§ **Challenge**:
Set the lines down again exactly, first line through the line that contains "from matplotlib.transforms import", with no pictures.

§ **Given information**:
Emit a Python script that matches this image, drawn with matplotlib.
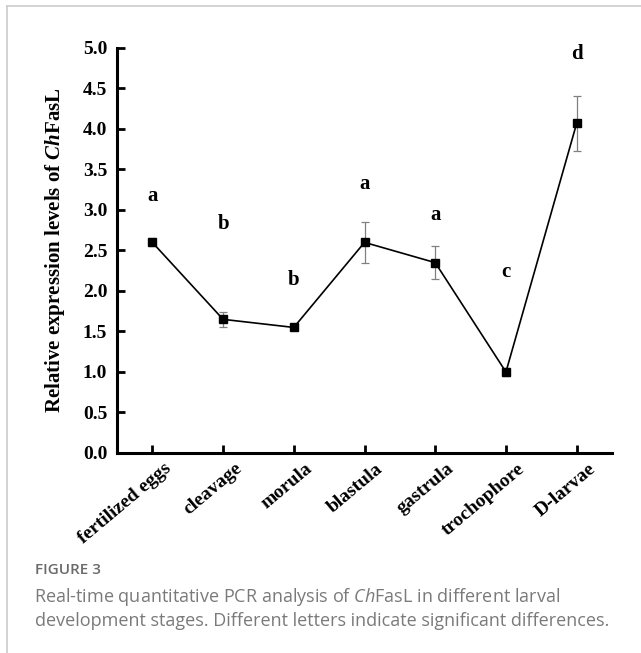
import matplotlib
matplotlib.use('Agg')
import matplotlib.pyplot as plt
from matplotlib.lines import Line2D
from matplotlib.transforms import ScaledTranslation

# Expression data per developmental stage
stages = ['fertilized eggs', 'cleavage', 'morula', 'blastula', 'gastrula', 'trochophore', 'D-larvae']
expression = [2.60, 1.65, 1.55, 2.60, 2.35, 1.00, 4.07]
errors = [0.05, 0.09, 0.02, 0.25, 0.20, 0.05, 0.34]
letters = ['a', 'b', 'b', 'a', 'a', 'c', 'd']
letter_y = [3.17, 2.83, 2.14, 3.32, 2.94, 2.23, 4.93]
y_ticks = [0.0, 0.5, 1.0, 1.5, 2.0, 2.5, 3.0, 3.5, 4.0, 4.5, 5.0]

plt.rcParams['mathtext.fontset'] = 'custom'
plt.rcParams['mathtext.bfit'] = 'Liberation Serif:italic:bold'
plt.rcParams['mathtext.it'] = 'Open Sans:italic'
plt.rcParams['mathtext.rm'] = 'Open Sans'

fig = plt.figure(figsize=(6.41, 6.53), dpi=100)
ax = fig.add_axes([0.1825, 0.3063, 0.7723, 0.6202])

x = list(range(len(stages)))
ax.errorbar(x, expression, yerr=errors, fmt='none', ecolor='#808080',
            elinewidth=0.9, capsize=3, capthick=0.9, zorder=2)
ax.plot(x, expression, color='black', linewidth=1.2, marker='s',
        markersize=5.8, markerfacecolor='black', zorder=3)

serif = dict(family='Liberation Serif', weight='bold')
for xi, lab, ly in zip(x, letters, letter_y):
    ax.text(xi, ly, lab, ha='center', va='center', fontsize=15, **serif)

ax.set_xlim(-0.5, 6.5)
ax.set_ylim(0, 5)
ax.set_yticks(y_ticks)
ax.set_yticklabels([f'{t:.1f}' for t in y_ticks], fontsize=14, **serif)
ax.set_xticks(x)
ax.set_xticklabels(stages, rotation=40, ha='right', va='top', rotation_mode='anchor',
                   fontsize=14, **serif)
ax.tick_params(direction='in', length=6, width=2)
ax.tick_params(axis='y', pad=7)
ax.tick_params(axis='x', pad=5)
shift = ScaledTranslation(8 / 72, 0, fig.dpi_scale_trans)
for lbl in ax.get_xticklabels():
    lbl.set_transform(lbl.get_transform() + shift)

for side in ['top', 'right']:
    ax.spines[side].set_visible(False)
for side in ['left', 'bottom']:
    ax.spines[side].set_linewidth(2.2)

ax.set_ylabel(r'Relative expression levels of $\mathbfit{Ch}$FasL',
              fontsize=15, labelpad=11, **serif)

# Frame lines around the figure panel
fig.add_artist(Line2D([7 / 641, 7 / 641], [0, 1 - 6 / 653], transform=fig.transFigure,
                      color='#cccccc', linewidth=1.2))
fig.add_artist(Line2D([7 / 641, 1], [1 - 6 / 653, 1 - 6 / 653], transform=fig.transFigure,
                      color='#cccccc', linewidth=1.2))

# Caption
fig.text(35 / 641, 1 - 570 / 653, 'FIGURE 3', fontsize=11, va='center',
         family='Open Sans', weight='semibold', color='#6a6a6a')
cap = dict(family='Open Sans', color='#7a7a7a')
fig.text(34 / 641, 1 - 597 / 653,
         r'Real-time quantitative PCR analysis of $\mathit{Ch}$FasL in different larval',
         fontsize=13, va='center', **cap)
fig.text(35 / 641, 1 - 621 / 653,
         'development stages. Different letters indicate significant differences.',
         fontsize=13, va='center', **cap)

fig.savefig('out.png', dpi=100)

§ **Response**:
Emit a Python script that matches this image, drawn with matplotlib.
import matplotlib
matplotlib.use('Agg')
import matplotlib.pyplot as plt
from matplotlib.lines import Line2D
from matplotlib.transforms import ScaledTranslation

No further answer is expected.